The Editor:
I am responding to your article Burnaby, New Westminster parents back call to change kindergarten entry.
I empathize with parents about having two weeks of hardship with their child's gradual kindergarten entry. This is because my son wasn't allowed to attend school with a full day of kindergarten until May. That was only after I fought and appealed their decision not to allow my son to be at school for more than two hours.
Children with disabilities and additional support needs are routinely not allowed to be at school for a full day along side their peers. Schools most often point to "unsafe behaviour" when making these decisions. In reality, these children are denied support, show their stress and anxiety through their behaviour, then are excluded because of it. With my own child, I was told directly that he could not have 1:1 EA support that I knew he needed to be in school.

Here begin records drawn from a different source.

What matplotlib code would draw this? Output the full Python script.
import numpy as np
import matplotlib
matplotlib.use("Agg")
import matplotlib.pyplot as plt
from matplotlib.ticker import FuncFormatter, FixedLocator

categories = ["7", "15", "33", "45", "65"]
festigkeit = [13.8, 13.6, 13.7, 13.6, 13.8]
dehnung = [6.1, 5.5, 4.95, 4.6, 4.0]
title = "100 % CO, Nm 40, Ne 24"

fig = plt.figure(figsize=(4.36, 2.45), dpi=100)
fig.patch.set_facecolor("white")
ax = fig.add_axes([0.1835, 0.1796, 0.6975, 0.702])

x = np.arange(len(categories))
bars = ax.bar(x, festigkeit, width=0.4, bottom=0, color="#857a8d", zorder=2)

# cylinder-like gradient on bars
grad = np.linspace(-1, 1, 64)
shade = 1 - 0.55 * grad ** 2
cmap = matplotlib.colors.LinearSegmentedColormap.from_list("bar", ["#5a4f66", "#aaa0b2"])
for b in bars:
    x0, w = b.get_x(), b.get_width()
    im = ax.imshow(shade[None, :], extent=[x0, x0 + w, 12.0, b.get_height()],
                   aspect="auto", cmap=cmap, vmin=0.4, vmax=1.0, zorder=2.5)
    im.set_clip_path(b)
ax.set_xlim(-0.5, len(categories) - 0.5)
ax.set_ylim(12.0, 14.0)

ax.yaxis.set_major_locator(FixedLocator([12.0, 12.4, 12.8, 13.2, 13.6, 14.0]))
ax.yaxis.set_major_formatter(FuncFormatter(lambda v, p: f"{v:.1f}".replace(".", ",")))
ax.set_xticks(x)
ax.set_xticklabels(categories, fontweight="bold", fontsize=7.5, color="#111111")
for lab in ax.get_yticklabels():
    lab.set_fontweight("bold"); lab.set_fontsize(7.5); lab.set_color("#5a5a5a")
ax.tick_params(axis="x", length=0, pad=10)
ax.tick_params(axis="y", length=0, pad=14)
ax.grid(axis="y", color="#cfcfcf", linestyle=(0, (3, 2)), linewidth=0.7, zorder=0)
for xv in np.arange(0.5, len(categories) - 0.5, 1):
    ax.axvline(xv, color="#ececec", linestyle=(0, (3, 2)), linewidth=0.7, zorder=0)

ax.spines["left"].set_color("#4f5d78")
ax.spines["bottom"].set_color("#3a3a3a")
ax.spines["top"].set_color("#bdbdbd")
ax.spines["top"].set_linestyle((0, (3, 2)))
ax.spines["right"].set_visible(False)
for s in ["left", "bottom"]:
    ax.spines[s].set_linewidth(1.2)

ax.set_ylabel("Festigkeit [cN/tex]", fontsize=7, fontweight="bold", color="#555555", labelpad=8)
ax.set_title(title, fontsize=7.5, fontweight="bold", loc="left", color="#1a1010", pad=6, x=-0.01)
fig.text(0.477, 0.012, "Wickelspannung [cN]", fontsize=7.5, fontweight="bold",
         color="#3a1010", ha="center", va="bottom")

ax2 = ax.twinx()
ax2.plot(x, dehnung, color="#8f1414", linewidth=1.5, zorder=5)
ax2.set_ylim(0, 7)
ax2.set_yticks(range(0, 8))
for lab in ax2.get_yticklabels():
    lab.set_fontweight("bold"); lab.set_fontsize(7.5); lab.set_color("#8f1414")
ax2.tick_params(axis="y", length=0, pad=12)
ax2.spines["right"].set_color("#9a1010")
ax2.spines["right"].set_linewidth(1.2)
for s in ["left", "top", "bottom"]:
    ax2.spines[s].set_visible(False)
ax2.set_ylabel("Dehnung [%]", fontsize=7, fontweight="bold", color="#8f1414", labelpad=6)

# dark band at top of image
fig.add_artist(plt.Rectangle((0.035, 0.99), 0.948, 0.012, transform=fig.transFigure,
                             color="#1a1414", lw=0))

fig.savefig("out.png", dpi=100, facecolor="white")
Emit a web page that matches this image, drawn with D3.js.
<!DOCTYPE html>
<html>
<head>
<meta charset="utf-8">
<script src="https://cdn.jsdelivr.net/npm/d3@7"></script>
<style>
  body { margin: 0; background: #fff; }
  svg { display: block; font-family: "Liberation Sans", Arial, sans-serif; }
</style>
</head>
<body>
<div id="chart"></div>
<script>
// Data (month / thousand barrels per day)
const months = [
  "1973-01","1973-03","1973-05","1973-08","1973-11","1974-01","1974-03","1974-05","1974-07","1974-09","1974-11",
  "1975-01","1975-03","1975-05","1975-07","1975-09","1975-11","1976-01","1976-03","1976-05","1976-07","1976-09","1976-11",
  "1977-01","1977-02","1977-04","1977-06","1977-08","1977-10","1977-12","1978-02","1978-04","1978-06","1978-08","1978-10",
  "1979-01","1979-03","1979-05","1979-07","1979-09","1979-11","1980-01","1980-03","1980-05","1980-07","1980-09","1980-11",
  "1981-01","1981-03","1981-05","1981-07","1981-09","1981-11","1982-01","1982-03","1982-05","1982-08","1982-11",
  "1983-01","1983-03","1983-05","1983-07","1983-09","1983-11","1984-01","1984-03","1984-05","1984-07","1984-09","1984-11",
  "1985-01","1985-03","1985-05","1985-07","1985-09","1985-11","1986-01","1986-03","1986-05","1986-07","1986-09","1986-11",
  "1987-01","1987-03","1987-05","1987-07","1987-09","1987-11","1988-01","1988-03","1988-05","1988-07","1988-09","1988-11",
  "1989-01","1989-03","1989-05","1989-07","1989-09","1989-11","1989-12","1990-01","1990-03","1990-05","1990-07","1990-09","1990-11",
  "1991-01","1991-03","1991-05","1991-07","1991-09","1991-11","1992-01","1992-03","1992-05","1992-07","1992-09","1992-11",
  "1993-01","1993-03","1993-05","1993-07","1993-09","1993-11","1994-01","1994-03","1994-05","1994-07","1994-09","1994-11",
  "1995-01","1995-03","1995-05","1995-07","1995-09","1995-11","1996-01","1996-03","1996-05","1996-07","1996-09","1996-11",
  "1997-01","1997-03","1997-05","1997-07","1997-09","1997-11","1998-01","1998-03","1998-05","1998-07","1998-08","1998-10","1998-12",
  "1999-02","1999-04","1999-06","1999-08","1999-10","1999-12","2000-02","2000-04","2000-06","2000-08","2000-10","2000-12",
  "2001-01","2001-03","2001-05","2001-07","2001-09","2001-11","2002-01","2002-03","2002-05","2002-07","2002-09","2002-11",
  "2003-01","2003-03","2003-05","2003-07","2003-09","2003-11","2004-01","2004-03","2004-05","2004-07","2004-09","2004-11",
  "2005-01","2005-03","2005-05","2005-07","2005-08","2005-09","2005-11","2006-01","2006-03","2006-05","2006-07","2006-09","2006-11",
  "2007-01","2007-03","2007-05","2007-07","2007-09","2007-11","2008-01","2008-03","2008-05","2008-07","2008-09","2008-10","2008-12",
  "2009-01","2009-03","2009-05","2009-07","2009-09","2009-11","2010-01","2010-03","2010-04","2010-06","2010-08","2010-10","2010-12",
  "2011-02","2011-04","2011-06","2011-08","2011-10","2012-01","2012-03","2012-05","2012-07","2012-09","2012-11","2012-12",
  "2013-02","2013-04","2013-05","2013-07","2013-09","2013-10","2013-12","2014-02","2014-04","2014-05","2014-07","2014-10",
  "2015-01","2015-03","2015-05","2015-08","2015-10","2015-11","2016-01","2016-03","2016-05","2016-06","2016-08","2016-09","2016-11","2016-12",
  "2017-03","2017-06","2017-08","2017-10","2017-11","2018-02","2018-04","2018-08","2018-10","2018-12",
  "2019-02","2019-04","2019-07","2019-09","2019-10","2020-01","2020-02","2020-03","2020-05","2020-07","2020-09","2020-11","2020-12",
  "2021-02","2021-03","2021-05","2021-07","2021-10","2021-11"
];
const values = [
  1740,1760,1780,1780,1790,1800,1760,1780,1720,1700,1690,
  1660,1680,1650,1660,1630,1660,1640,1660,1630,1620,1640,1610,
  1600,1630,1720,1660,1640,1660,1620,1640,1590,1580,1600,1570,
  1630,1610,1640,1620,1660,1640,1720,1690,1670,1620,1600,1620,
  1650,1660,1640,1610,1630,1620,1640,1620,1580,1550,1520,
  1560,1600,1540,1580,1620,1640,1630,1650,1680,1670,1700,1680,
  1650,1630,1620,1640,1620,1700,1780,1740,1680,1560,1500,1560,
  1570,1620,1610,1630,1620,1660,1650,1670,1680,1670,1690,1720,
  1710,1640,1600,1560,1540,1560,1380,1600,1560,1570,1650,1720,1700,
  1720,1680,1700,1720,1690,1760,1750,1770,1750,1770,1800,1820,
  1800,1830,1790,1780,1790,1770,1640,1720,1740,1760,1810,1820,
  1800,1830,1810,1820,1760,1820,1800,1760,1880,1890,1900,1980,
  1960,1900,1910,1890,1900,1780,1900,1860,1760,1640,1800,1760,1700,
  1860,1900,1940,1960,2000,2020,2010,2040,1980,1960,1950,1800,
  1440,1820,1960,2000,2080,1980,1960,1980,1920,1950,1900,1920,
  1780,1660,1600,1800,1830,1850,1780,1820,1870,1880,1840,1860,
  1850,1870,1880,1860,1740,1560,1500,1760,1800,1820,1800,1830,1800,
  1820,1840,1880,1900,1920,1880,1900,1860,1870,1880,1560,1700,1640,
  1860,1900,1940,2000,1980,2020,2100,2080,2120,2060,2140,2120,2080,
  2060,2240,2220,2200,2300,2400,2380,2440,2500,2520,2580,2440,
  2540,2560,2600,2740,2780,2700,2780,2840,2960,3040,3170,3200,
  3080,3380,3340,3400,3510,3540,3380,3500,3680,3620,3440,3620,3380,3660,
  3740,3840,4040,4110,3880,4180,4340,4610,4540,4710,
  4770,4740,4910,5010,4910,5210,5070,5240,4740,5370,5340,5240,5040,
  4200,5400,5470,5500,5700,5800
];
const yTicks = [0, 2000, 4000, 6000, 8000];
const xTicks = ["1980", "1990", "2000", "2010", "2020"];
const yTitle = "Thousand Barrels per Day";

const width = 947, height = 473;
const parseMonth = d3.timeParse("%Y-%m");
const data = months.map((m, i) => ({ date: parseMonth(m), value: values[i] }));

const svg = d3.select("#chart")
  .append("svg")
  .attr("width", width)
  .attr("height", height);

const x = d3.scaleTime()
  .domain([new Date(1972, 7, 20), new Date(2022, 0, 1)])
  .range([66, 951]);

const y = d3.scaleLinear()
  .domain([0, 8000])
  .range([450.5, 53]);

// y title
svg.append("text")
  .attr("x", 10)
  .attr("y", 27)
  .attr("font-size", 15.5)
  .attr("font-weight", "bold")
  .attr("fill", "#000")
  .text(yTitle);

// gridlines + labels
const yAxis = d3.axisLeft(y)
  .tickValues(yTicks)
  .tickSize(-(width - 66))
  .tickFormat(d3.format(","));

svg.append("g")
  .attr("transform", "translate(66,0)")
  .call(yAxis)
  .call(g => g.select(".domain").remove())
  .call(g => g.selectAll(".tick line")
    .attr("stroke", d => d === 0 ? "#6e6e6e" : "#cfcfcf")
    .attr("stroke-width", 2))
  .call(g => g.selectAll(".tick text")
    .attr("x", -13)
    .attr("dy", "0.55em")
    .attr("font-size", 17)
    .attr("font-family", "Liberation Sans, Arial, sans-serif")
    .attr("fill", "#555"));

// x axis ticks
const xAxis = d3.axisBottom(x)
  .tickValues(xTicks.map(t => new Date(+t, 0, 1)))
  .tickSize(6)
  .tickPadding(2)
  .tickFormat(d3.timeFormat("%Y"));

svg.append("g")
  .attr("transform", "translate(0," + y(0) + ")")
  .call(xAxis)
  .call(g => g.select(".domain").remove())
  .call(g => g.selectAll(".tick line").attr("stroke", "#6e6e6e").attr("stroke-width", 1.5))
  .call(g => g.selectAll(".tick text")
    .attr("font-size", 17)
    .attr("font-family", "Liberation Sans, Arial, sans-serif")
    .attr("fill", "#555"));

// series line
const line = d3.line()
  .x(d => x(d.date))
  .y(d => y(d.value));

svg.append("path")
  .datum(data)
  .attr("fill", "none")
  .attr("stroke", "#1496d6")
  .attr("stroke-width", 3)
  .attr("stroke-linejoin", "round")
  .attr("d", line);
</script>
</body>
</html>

School districts and the Ministry of Education want you to believe that these circumstances are rare. I assure you they are not. Districts don't even keep track of students that they don't allow at school for a full day. The longer a child is excluded, the more anxious they become, and their behaviour is in fact exacerbated.
So that hardship over two weeks those parents are talking about, many parents have that same hardship over months and even years.
The Ministry of Education allows this exclusion by upholding district autonomy over their own students educational placements. Although The School Act says students with "special needs" should be in their neighbourhood school along their peers, it also says unless the educational needs of the student need to be provided elsewhere. This vague wording allows the districts to interpret this how they wish, and the Ministry of Education says they have no jurisdiction over the educational programs of "special needs" students that districts choose to provide.
When reading articles like the one you published, I wonder if these parents are aware that this hardship is placed on families well beyond two weeks. If this was happening to all children, and not just disabled children, maybe general society would care more. Education for disabled students is still seen as "additional" or "extra," when in reality, the B.C. Human Rights Tribunal has already determined that education for disabled students is basic education.
Districts say they don't have enough funding to support these students. The Ministry of Education say funding has increased and they have no control over what each individual district does with it. So they just point fingers back and forth, while children go without an education and families endure continued hardship.
I do not live in New West/Burnaby (I live in Nanaimo), but I assure you this is happening in every single district across the province. BCEdAccess Society has just released results of their Exclusion Tracker, and kindergarten exclusions are rising, while the length of exclusions is increasing.
I volunteer as an advocate supporting families, and I see them routinely told that their children cannot have the support they need. We need to understand that these behaviours that are leading to these exclusions are the direct result in discrimination in "duty to accommodate" under the BC Human Rights Code. It's too late to only offer supports once it's gotten to the point that the school feels the need to exclude them.